**Required work**
Reproduce the listing word for word, leaving every picture behind.

------------

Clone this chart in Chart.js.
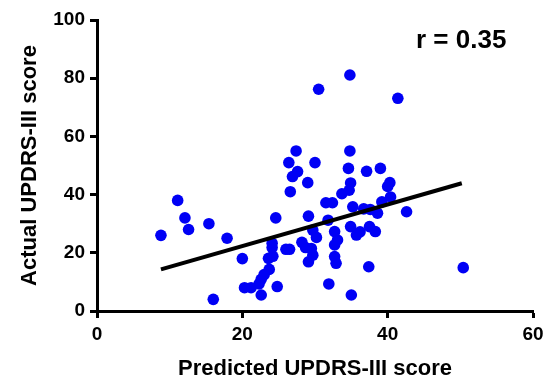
<!DOCTYPE html>
<html>
<head>
<meta charset="utf-8">
<script src="https://cdn.jsdelivr.net/npm/chart.js@4/dist/chart.umd.min.js"></script>
<style>
html,body{margin:0;padding:0;background:#fff;}
#c{display:block;}
</style>
</head>
<body>
<canvas id="c" width="551" height="382"></canvas>
<script>
// Predicted UPDRS-III score (x) and Actual UPDRS-III score (y)
const predicted = [8.8, 11.1, 12.1, 12.6, 15.4, 16.0, 17.9, 20.0, 20.3, 21.2, 22.3, 22.6, 22.6, 23.0, 23.7,
  23.6, 24.2, 24.1, 24.1, 24.6, 24.8, 26.0, 26.5, 26.6, 26.4, 26.9, 27.4, 27.6, 28.2, 28.7,
  29.0, 29.1, 29.1, 29.5, 29.7, 29.7, 30.0, 30.2, 30.5, 31.5, 32.4, 31.8, 31.9, 32.7, 33.1,
  32.7, 32.7, 32.9, 33.7, 34.7, 34.6, 34.9, 34.8, 34.8, 35.2, 34.9, 35.7, 35.0, 36.7, 37.6,
  36.2, 37.5, 38.3, 37.1, 39.0, 40.3, 40.0, 40.4, 39.2, 38.6, 42.6, 37.4, 41.4, 50.4];
const actual = [26, 38, 32, 28, 30, 4, 25, 18, 8, 8, 9.3, 5.5, 10.9, 12.5, 14.3,
  18.1, 18.8, 21.8, 23.3, 32, 8.4, 21.2, 21.2, 41, 51, 46.2, 55, 47.9, 23.6, 21.8,
  44.1, 32.6, 16.9, 21.5, 19.2, 27.8, 51, 25.3, 76.2, 37.2, 37.2, 31.2, 9.3, 27.3, 24.4,
  22.7, 18.7, 16.4, 40.3, 41.5, 49, 44, 55, 81.1, 35.8, 29, 26.1, 5.5, 35.1, 34.9,
  27.2, 29, 27.3, 48, 49, 44.1, 42.8, 39.2, 37.5, 33.6, 34.1, 15.2, 73.1, 14.9];
// Regression line end points
const fitX = [8.8, 50.2];
const fitY = [14.3, 43.9];
const xTicks = [0, 20, 40, 60];
const yTicks = [0, 20, 40, 60, 80, 100];
const rLabel = 'r = 0.35';
const xTitle = 'Predicted UPDRS-III score';
const yTitle = 'Actual UPDRS-III score';

const pts = predicted.map((x, i) => ({x: x, y: actual[i]}));
const fit = fitX.map((x, i) => ({x: x, y: fitY[i]}));

const rPlugin = {
  id: 'rLabel',
  afterDatasetsDraw(chart) {
    const ctx = chart.ctx;
    ctx.save();
    ctx.font = 'bold 26px "Liberation Sans", Arial, sans-serif';
    ctx.fillStyle = '#000';
    ctx.textAlign = 'left';
    ctx.textBaseline = 'middle';
    ctx.fillText(rLabel, 416, 41);
    ctx.restore();
  }
};

const tickFont = {family: '"Liberation Sans", Arial, sans-serif', size: 19, weight: 'bold'};
const titleFont = {family: '"Liberation Sans", Arial, sans-serif', size: 22, weight: 'bold'};

new Chart(document.getElementById('c'), {
  type: 'scatter',
  data: {
    datasets: [
      {
        data: pts,
        backgroundColor: 'rgb(0,0,245)',
        borderColor: 'rgb(0,0,245)',
        pointRadius: 5.8,
        pointHoverRadius: 5.8,
        borderWidth: 0,
        order: 2
      },
      {
        type: 'line',
        data: fit,
        borderColor: '#000',
        borderWidth: 4,
        pointRadius: 0,
        fill: false,
        order: 1
      }
    ]
  },
  options: {
    responsive: false,
    animation: false,
    devicePixelRatio: 1,
    layout: {padding: {left: 0, right: 18, top: 20, bottom: 0}},
    plugins: {legend: {display: false}, tooltip: {enabled: false}},
    scales: {
      x: {
        type: 'linear',
        min: 0, max: 60,
        afterBuildTicks(s) { s.ticks = xTicks.map(v => ({value: v})); },
        afterFit(s) { s.height = 71; },
        border: {display: true, color: '#000', width: 3},
        grid: {drawOnChartArea: false, drawTicks: true, tickLength: 7, tickWidth: 3, tickColor: '#000'},
        ticks: {color: '#000', font: tickFont, padding: 5, maxRotation: 0},
        title: {display: true, text: xTitle, color: '#000', font: titleFont, padding: {top: 0, bottom: 0}}
      },
      y: {
        type: 'linear',
        min: 0, max: 100,
        afterBuildTicks(s) { s.ticks = yTicks.map(v => ({value: v})); },
        afterFit(s) { s.width = 97; },
        border: {display: true, color: '#000', width: 3},
        grid: {drawOnChartArea: false, drawTicks: true, tickLength: 7, tickWidth: 3, tickColor: '#000'},
        ticks: {color: '#000', font: tickFont, padding: 5},
        title: {display: true, text: yTitle, color: '#000', font: titleFont, padding: {top: 17, bottom: 0}}
      }
    }
  },
  plugins: [rPlugin]
});
</script>
</body>
</html>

------------

**In response**
Clone this chart in Chart.js.
<!DOCTYPE html>
<html>
<head>
<meta charset="utf-8">
<script src="https://cdn.jsdelivr.net/npm/chart.js@4/dist/chart.umd.min.js"></script>
<style>
html,body{margin:0;padding:0;background:#fff;}
#c{display:block;}
</style>
</head>
<body>
<canvas id="c" width="551" height="382"></canvas>
<script>
// Predicted UPDRS-III score (x) and Actual UPDRS-III score (y)
const predicted = [8.8, 11.1, 12.1, 12.6, 15.4, 16.0, 17.9, 20.0, 20.3, 21.2, 22.3, 22.6, 22.6, 23.0, 23.7,
  23.6, 24.2, 24.1, 24.1, 24.6, 24.8, 26.0, 26.5, 26.6, 26.4, 26.9, 27.4, 27.6, 28.2, 28.7,
  29.0, 29.1, 29.1, 29.5, 29.7, 29.7, 30.0, 30.2, 30.5, 31.5, 32.4, 31.8, 31.9, 32.7, 33.1,
  32.7, 32.7, 32.9, 33.7, 34.7, 34.6, 34.9, 34.8, 34.8, 35.2, 34.9, 35.7, 35.0, 36.7, 37.6,
  36.2, 37.5, 38.3, 37.1, 39.0, 40.3, 40.0, 40.4, 39.2, 38.6, 42.6, 37.4, 41.4, 50.4];
const actual = [26, 38, 32, 28, 30, 4, 25, 18, 8, 8, 9.3, 5.5, 10.9, 12.5, 14.3,
  18.1, 18.8, 21.8, 23.3, 32, 8.4, 21.2, 21.2, 41, 51, 46.2, 55, 47.9, 23.6, 21.8,
  44.1, 32.6, 16.9, 21.5, 19.2, 27.8, 51, 25.3, 76.2, 37.2, 37.2, 31.2, 9.3, 27.3, 24.4,
  22.7, 18.7, 16.4, 40.3, 41.5, 49, 44, 55, 81.1, 35.8, 29, 26.1, 5.5, 35.1, 34.9,
  27.2, 29, 27.3, 48, 49, 44.1, 42.8, 39.2, 37.5, 33.6, 34.1, 15.2, 73.1, 14.9];
// Regression line end points
const fitX = [8.8, 50.2];
const fitY = [14.3, 43.9];
const xTicks = [0, 20, 40, 60];
const yTicks = [0, 20, 40, 60, 80, 100];
const rLabel = 'r = 0.35';
const xTitle = 'Predicted UPDRS-III score';
const yTitle = 'Actual UPDRS-III score';

const pts = predicted.map((x, i) => ({x: x, y: actual[i]}));
const fit = fitX.map((x, i) => ({x: x, y: fitY[i]}));

const rPlugin = {
  id: 'rLabel',
  afterDatasetsDraw(chart) {
    const ctx = chart.ctx;
    ctx.save();
    ctx.font = 'bold 26px "Liberation Sans", Arial, sans-serif';
    ctx.fillStyle = '#000';
    ctx.textAlign = 'left';
    ctx.textBaseline = 'middle';
    ctx.fillText(rLabel, 416, 41);
    ctx.restore();
  }
};

const tickFont = {family: '"Liberation Sans", Arial, sans-serif', size: 19, weight: 'bold'};
const titleFont = {family: '"Liberation Sans", Arial, sans-serif', size: 22, weight: 'bold'};

new Chart(document.getElementById('c'), {
  type: 'scatter',
  data: {
    datasets: [
      {
        data: pts,
        backgroundColor: 'rgb(0,0,245)',
        borderColor: 'rgb(0,0,245)',
        pointRadius: 5.8,
        pointHoverRadius: 5.8,
        borderWidth: 0,
        order: 2
      },
      {
        type: 'line',
        data: fit,
        borderColor: '#000',
        borderWidth: 4,
        pointRadius: 0,
        fill: false,
        order: 1
      }
    ]
  },
  options: {
    responsive: false,
    animation: false,
    devicePixelRatio: 1,
    layout: {padding: {left: 0, right: 18, top: 20, bottom: 0}},
    plugins: {legend: {display: false}, tooltip: {enabled: false}},
    scales: {
      x: {
        type: 'linear',
        min: 0, max: 60,
        afterBuildTicks(s) { s.ticks = xTicks.map(v => ({value: v})); },
        afterFit(s) { s.height = 71; },
        border: {display: true, color: '#000', width: 3},
        grid: {drawOnChartArea: false, drawTicks: true, tickLength: 7, tickWidth: 3, tickColor: '#000'},
        ticks: {color: '#000', font: tickFont, padding: 5, maxRotation: 0},
        title: {display: true, text: xTitle, color: '#000', font: titleFont, padding: {top: 0, bottom: 0}}
      },
      y: {
        type: 'linear',
        min: 0, max: 100,
        afterBuildTicks(s) { s.ticks = yTicks.map(v => ({value: v})); },
        afterFit(s) { s.width = 97; },
        border: {display: true, color: '#000', width: 3},
        grid: {drawOnChartArea: false, drawTicks: true, tickLength: 7, tickWidth: 3, tickColor: '#000'},
        ticks: {color: '#000', font: tickFont, padding: 5},
        title: {display: true, text: yTitle, color: '#000', font: titleFont, padding: {top: 17, bottom: 0}}
      }
    }
  },
  plugins: [rPlugin]
});
</script>
</body>
</html>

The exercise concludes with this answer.